" Le grand frisson qu'éprouva Bougainville/Ce fut un soir à Nouméa/De voir les feux du Triangle immobile/Ruisseler sur les bougainvillées... " À ceci près que Bougainville ne visita jamais la Nouvelle-Calédonie mais Tahiti, Jean Giraudoux a vu juste sur son destin. Le navigateur n'a-t-il pas lui-même mis " l'espoir de [sa] renommée dans une fleur " ?
Nourri de l'esprit de l'Encyclopédie, il est parti, écrit Diderot, " avec les lumières nécessaires et les qualités propres à ses vues : de la philosophie, du courage, de la véracité ; un coup d'oeil prompt qui saisit les choses et abrège le temps des observations ; de la circonspection, de la patience ; le désir de voir, de s'éclairer et d'instruire ; la science du calcul, des mécaniques, de la géométrie et de l'astronomie, et une teinture suffisante d'histoire naturelle ".
Tel est Bougainville, qui fut le plus puissant propagateur en France du mythe des mers du Sud.
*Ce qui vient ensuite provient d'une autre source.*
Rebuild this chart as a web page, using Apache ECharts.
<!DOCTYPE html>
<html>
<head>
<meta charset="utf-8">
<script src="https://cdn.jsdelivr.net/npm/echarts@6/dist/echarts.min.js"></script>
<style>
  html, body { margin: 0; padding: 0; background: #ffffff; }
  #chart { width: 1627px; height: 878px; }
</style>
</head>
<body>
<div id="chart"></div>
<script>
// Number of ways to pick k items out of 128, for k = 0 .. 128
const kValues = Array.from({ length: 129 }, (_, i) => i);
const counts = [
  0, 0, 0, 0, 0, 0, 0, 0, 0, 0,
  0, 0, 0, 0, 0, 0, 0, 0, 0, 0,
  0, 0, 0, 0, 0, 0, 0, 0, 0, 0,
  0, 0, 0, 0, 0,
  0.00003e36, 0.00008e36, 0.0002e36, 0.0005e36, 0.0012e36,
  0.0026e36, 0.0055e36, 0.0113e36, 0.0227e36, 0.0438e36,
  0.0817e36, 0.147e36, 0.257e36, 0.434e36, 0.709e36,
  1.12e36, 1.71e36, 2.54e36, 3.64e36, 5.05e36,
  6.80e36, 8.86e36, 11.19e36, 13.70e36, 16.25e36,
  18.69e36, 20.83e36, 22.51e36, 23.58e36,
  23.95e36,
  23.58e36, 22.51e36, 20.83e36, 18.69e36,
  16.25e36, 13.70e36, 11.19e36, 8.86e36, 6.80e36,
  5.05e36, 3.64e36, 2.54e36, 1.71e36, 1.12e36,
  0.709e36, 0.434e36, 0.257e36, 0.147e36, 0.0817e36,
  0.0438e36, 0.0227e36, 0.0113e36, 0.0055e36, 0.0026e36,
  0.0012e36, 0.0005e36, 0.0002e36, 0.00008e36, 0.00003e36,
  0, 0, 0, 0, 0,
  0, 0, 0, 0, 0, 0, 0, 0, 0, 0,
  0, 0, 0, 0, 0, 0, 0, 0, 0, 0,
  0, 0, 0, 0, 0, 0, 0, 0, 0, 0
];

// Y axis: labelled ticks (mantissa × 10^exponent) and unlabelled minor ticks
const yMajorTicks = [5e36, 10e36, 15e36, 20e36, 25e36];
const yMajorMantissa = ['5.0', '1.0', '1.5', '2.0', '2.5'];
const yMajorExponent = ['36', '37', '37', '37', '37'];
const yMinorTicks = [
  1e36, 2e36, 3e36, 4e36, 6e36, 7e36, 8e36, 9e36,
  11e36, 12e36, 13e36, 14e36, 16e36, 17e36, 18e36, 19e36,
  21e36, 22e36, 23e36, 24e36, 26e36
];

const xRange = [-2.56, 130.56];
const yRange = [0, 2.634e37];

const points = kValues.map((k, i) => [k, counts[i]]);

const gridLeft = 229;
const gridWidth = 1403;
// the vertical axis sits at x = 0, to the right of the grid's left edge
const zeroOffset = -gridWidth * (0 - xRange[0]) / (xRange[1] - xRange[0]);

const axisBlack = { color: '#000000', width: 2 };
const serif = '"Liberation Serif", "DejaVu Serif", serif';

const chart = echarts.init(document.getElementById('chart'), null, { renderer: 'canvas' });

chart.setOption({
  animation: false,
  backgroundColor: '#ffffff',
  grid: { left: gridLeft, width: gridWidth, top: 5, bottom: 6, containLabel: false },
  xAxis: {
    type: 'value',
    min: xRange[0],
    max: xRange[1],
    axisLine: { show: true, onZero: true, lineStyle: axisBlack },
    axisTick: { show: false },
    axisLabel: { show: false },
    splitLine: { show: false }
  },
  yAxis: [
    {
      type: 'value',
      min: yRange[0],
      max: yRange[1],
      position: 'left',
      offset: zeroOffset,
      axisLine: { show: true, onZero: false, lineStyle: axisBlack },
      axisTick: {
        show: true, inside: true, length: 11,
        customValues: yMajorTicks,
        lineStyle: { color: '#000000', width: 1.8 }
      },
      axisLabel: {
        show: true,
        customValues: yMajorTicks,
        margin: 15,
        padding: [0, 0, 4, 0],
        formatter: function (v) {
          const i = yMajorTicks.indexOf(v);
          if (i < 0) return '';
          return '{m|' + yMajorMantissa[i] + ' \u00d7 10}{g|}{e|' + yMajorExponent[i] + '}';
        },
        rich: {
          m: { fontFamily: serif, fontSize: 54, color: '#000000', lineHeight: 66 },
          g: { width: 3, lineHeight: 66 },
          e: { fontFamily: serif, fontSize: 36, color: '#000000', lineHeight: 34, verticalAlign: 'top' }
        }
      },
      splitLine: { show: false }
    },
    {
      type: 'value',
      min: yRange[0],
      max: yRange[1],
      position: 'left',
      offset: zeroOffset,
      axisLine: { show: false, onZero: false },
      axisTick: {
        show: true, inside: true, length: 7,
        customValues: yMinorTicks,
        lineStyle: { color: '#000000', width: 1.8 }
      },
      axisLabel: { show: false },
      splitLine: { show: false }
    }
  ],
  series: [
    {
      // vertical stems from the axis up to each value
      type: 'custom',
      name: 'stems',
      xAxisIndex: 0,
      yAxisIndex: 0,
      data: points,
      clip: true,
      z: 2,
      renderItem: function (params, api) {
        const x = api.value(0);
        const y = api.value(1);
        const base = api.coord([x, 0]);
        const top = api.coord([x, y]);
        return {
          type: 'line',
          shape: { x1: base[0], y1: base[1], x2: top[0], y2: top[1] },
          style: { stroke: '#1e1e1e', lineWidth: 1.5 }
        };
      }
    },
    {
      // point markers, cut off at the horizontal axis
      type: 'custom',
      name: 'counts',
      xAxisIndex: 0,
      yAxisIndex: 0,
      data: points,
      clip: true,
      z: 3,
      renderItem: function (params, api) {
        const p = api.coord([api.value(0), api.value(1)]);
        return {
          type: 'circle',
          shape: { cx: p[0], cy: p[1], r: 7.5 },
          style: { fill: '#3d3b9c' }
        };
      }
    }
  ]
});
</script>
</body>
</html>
En partie malgré lui, car l'homme est d'un naturel réaliste et sceptique. S'il n'a pas l'esprit méthodique et l'efficacité d'un Cook, sa culture et sa curiosité sont celles d'un " honnête homme ", au sens où l'entend son siècle, entouré de compagnons aussi attentifs que lui. Leurs observations et leurs réflexions contribuent à fonder une vision, une pensée anthropologique dont nous sommes encore tributaires.